> [What is being asked] Restate the data word for word and leave the images out.
::::::
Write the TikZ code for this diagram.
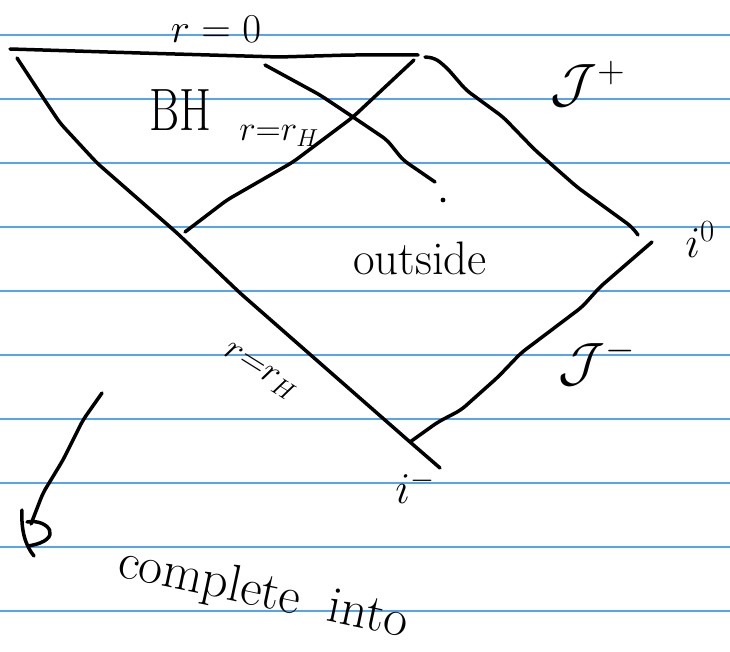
\documentclass[tikz,border=0pt]{standalone}
\usepackage{fix-cm}
\definecolor{ruleblue}{RGB}{86,164,236}
\begin{document}
\begin{tikzpicture}[x=1pt,y=-1pt,
  pen/.style={line width=3.5pt, line cap=round, line join=round, rounded corners=6pt},
  headpen/.style={line width=3.5pt, line cap=round},
  rule/.style={draw=ruleblue, line width=1.6pt},
  lbl/.style={inner sep=0pt, outer sep=0pt}]
\useasboundingbox (0,0) rectangle (730,652);
\foreach \y in {35,99,163,227,291,355,419,483,547,611}
  \draw[rule] (0,\y) -- (730,\y);
% corners
\coordinate (TL) at (10,49);
\coordinate (TR) at (418,55);
\coordinate (LT) at (17,58);
\coordinate (IT) at (414,60);
\coordinate (HB) at (185,232);
\coordinate (IM) at (410,442);
\coordinate (LE) at (440,468);
\coordinate (RT) at (425,57);
\coordinate (IZa) at (638,235);
\coordinate (IZb) at (652,242);
\coordinate (CS) at (265,65);
\coordinate (CE) at (435,182);
\coordinate (AS) at (102,393);
\coordinate (AE) at (31,524);
% singularity r=0
\draw[pen] (TL) -- (140,53) -- (279,57) -- (350,55) -- (TR);
% left edge
\draw[pen] (LT) -- (40,93) -- (60,123) -- (97,163) -- (177,233) -- (240,293) -- (313,357) -- (IM) -- (LE);
% horizon
\draw[pen] (IT) -- (353,117) -- (293,162) -- (227,200) -- (HB);
% crossing line
\draw[pen] (CS) -- (320,95) -- (353,117) -- (387,140) -- (403,160) -- (CE);
\fill (443,200) circle (2.4pt);
% J+
\draw[pen] (RT) -- (435,58) -- (447,68) -- (466,90) -- (503,117) -- (535,150) -- (577,187) -- (632,227) -- (IZa);
% J-
\draw[pen] (IZb) -- (600,287) -- (582,307) -- (521,353) -- (498,377) -- (461,410) -- (438,422) -- (IM);
% arrow
\draw[pen] (AS) -- (83,420) -- (63,460) -- (43,493) -- (AE);
\draw[headpen] (22,510) .. controls (21,530) and (25,545) .. (34,556);
\draw[headpen] (27,522) .. controls (48,518) and (66,540) .. (28,546);
% labels
\node[lbl, font=\fontsize{41}{43}\selectfont] (r0) at (216,29) {$r = 0$};
\node[lbl, font=\fontsize{46}{48}\selectfont] (bh) at (180,110) {\scalebox{1}[1.3]{BH}};
\node[lbl, font=\fontsize{35}{37}\selectfont] (rh1) at (279,136) {$r{=}r_H$};
\node[lbl, font=\fontsize{54}{56}\selectfont] (jp) at (588,84) {$\mathcal{J}^{+}$};
\node[lbl, font=\fontsize{44}{46}\selectfont] (izero) at (700,240) {$i^{0}$};
\node[lbl, font=\fontsize{47}{49}\selectfont] (out) at (420,258) {outside};
\node[lbl, font=\fontsize{54}{56}\selectfont] (jm) at (597,362) {$\mathcal{J}^{-}$};
\node[lbl, font=\fontsize{44}{46}\selectfont] (iminus) at (415,487) {$i^{-}$};
\node[lbl, font=\fontsize{36}{38}\selectfont, rotate=-32] (rh2) at (260,372) {$r{=}r_H$};
\node[lbl, font=\fontsize{52}{54}\selectfont, rotate=-12] (ci) at (263,594) {complete\hspace{0.25em} into};
\end{tikzpicture}
\end{document}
::::::
> [Right answer]
Write the TikZ code for this diagram.
\documentclass[tikz,border=0pt]{standalone}
\usepackage{fix-cm}
\definecolor{ruleblue}{RGB}{86,164,236}
\begin{document}
\begin{tikzpicture}[x=1pt,y=-1pt,
  pen/.style={line width=3.5pt, line cap=round, line join=round, rounded corners=6pt},
  headpen/.style={line width=3.5pt, line cap=round},
  rule/.style={draw=ruleblue, line width=1.6pt},
  lbl/.style={inner sep=0pt, outer sep=0pt}]
\useasboundingbox (0,0) rectangle (730,652);
\foreach \y in {35,99,163,227,291,355,419,483,547,611}
  \draw[rule] (0,\y) -- (730,\y);
% corners
\coordinate (TL) at (10,49);
\coordinate (TR) at (418,55);
\coordinate (LT) at (17,58);
\coordinate (IT) at (414,60);
\coordinate (HB) at (185,232);
\coordinate (IM) at (410,442);
\coordinate (LE) at (440,468);
\coordinate (RT) at (425,57);
\coordinate (IZa) at (638,235);
\coordinate (IZb) at (652,242);
\coordinate (CS) at (265,65);
\coordinate (CE) at (435,182);
\coordinate (AS) at (102,393);
\coordinate (AE) at (31,524);
% singularity r=0
\draw[pen] (TL) -- (140,53) -- (279,57) -- (350,55) -- (TR);
% left edge
\draw[pen] (LT) -- (40,93) -- (60,123) -- (97,163) -- (177,233) -- (240,293) -- (313,357) -- (IM) -- (LE);
% horizon
\draw[pen] (IT) -- (353,117) -- (293,162) -- (227,200) -- (HB);
% crossing line
\draw[pen] (CS) -- (320,95) -- (353,117) -- (387,140) -- (403,160) -- (CE);
\fill (443,200) circle (2.4pt);
% J+
\draw[pen] (RT) -- (435,58) -- (447,68) -- (466,90) -- (503,117) -- (535,150) -- (577,187) -- (632,227) -- (IZa);
% J-
\draw[pen] (IZb) -- (600,287) -- (582,307) -- (521,353) -- (498,377) -- (461,410) -- (438,422) -- (IM);
% arrow
\draw[pen] (AS) -- (83,420) -- (63,460) -- (43,493) -- (AE);
\draw[headpen] (22,510) .. controls (21,530) and (25,545) .. (34,556);
\draw[headpen] (27,522) .. controls (48,518) and (66,540) .. (28,546);
% labels
\node[lbl, font=\fontsize{41}{43}\selectfont] (r0) at (216,29) {$r = 0$};
\node[lbl, font=\fontsize{46}{48}\selectfont] (bh) at (180,110) {\scalebox{1}[1.3]{BH}};
\node[lbl, font=\fontsize{35}{37}\selectfont] (rh1) at (279,136) {$r{=}r_H$};
\node[lbl, font=\fontsize{54}{56}\selectfont] (jp) at (588,84) {$\mathcal{J}^{+}$};
\node[lbl, font=\fontsize{44}{46}\selectfont] (izero) at (700,240) {$i^{0}$};
\node[lbl, font=\fontsize{47}{49}\selectfont] (out) at (420,258) {outside};
\node[lbl, font=\fontsize{54}{56}\selectfont] (jm) at (597,362) {$\mathcal{J}^{-}$};
\node[lbl, font=\fontsize{44}{46}\selectfont] (iminus) at (415,487) {$i^{-}$};
\node[lbl, font=\fontsize{36}{38}\selectfont, rotate=-32] (rh2) at (260,372) {$r{=}r_H$};
\node[lbl, font=\fontsize{52}{54}\selectfont, rotate=-12] (ci) at (263,594) {complete\hspace{0.25em} into};
\end{tikzpicture}
\end{document}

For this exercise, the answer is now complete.